Don’t be mesmerized by the facts

Monday, September 26th, 2005

People used to say to me, look, don’t be mesmerized by the facts. Facts are only facts. But of course, artists love facts. It makes it feel real, that this is the real world.

Now online, part three of Mark Sarvas’s mesmerizing interview with John Banville.

Tech Notes

Monday, September 26th, 2005

A few observations of a technical nature:

* Blogpulse. Finally, an effective replacement for the balky Technorati.

* NewGator Online: pretty nice. I like how you can see inbound links to individual posts. However, it doesn’t (as Bloglines does) show you how many subscribers a given blog has. So: not switching yet.
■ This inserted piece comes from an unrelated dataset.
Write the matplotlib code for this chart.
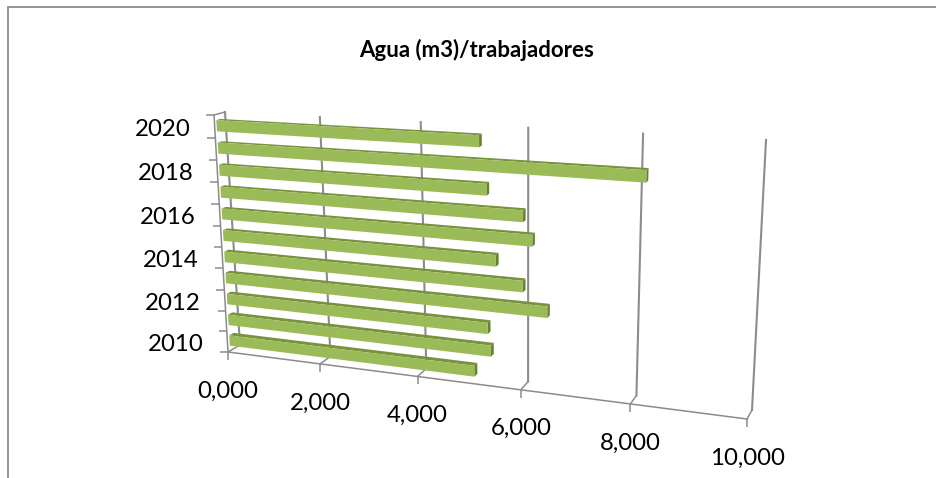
import numpy as np
import matplotlib
matplotlib.use('Agg')
import matplotlib.pyplot as plt
from matplotlib.transforms import Transform

# data
years = [2010, 2011, 2012, 2013, 2014, 2015, 2016, 2017, 2018, 2019, 2020]
agua = [5.09, 5.41, 5.35, 6.46, 6.01, 5.51, 6.18, 6.01, 5.34, 8.15, 5.21]
value_ticks = [0, 2, 4, 6, 8, 10]
value_labels = ['0,000', '2,000', '4,000', '6,000', '8,000', '10,000']
year_labels = {2010: '2010', 2012: '2012', 2014: '2014', 2016: '2016', 2018: '2018', 2020: '2020'}
title = 'Agua (m3)/trabajadores'

# pixel corners of the box: (0,bottom), (max,bottom), (max,top), (0,top)
front_corners = np.array([[228, 352], [747, 419], [761, 146], [214, 115]], float)
back_corners = np.array([[240, 345], [752, 410], [766, 140], [225, 112]], float)
n_cat = len(years)
v_max = 10.0


class Persp(Transform):
    # perspective plane inside the 3d box, depth 0 = front, 1 = back
    input_dims = 2
    output_dims = 2

    def __init__(self, depth):
        super().__init__()
        dst = front_corners * (1 - depth) + back_corners * depth
        src = [(0, 0), (v_max, 0), (v_max, n_cat), (0, n_cat)]
        A, b = [], []
        for (x, y), (u, w) in zip(src, dst):
            A.append([x, y, 1, 0, 0, 0, -u * x, -u * y])
            A.append([0, 0, 0, x, y, 1, -w * x, -w * y])
            b += [u, w]
        self.h = np.append(np.linalg.solve(np.array(A), np.array(b)), 1).reshape(3, 3)

    def transform_non_affine(self, xy):
        xy = np.asarray(xy, float)
        p = np.column_stack([xy, np.ones(len(xy))]) @ self.h.T
        return p[:, :2] / p[:, 2:]


fig = plt.figure(figsize=(9.37, 4.78), dpi=100)
ax = fig.add_axes([0, 0, 1, 1])
ax.set_xlim(0, 937)
ax.set_ylim(478, 0)
ax.axis('off')
plt.rcParams['font.family'] = ['Lato', 'DejaVu Sans']

front = Persp(0) + ax.transData
back = Persp(1) + ax.transData
bar_front = Persp(0.18) + ax.transData

grid_col = '#8c8c8c'
# outer frame
ax.plot([8, 8, 937], [478, 7, 7], color='#8a8a8a', lw=1.3, solid_joinstyle='miter')

# back wall grid
for v in value_ticks:
    ax.plot([v, v], [0, n_cat], color=grid_col, lw=1.5, transform=back)
    a = Persp(0).transform([(v, 0)])[0]
    b = Persp(1).transform([(v, 0)])[0]
    ax.plot([a[0], b[0]], [a[1], b[1]], color=grid_col, lw=1.1)

# left wall top edge and the two axis lines
a = Persp(0).transform([(0, n_cat)])[0]
b = Persp(1).transform([(0, n_cat)])[0]
ax.plot([a[0], b[0]], [a[1], b[1]], color=grid_col, lw=1.1)
ax.plot([0, 0], [0, n_cat], color=grid_col, lw=1.1, transform=front)
ax.plot([0, v_max], [0, 0], color=grid_col, lw=1.1, transform=front)

# ticks
ax.plot(value_ticks, [0] * len(value_ticks), ls='', marker=3, ms=5.8, mew=1.1, color=grid_col, transform=front)
ax.plot([0] * (n_cat + 1), range(n_cat + 1), ls='', marker=0, ms=5.8, mew=1.1, color=grid_col, transform=front)

# bars, drawn as front, top and end faces
half = 0.25
for i, val in enumerate(agua):
    t0, t1 = i + 0.5 - half, i + 0.5 + half
    f = Persp(0.18).transform([(0, t1), (val, t1), (val, t0)])
    k = Persp(0.55).transform([(0, t1), (val, t1), (val, t0)])
    ax.fill([f[0][0], f[1][0], k[1][0], k[0][0]], [f[0][1], f[1][1], k[1][1], k[0][1]],
            color='#76943c', lw=0, zorder=3)
    ax.fill([f[1][0], k[1][0], k[2][0], f[2][0]], [f[1][1], k[1][1], k[2][1], f[2][1]],
            color='#66822f', lw=0, zorder=3)
    ax.fill([0, val, val, 0], [t0, t0, t1, t1], color='#9bbb59', lw=0, zorder=4, transform=bar_front)

# tick labels
for v, lab in zip(value_ticks, value_labels):
    ax.annotate(lab, xy=(v, 0), xycoords=front, xytext=(0, -39), textcoords='offset pixels',
                ha='center', va='center', fontsize=17.3, color='black')
for i, y in enumerate(years):
    if y in year_labels:
        ax.annotate(year_labels[y], xy=(0, i + 0.5), xycoords=front, xytext=(-24, -3), textcoords='offset pixels',
                    ha='right', va='center', fontsize=17.3, color='black')

ax.text(477, 50, title, ha='center', va='center', fontsize=16, fontweight='bold', color='black')

fig.savefig('out.png', dpi=100)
* Ever since Google launched its blog search, you can no longer use the search bar at the top of my blog to search only my blog. All searches search all blogs, no matter which button you click. And why can’t you omit a specific blog in an advanced Google blog search? Rather mediocre genuises, I’d say. [I now notice the problem with the search bar is partially fixed—it now does search just my blog—though the search results are pitifully incomplete.]

Premium Assortment

Monday, September 26th, 2005

* The LitBlog Co-Op web site has been cooking over the past week, with discussions on all five of the titles nominated for the quarterly Read This! event. Today begins a week-long dialogue on the autumn selection, Steve Stern’s The Angel of Forgetfulness, and will feature an appearance by Paul Slovak, the book’s editor, towards the end of the week. I’m on the nominating committee for the winter selection, so I’m busy reading away.

* The Tribune and the Sun-Times faced off this weekend, with competing reviews of Nuala O’Faolain’s The Story of Chicago May. The Trib won, but it had the unfair advantage of Rosellen Brown.

* The Trib also reported on the uncertain fate of Gabriel Garcia Marquez’s boyhood home.

* The Trib also reviews Steven G. Kellman’s Henry Roth bio. Donald Weber does the honors.

* Several bloggers have taken up the “multi-volume challenge” I apparently kicked off last week. Kind of cool to see other people’s book collections.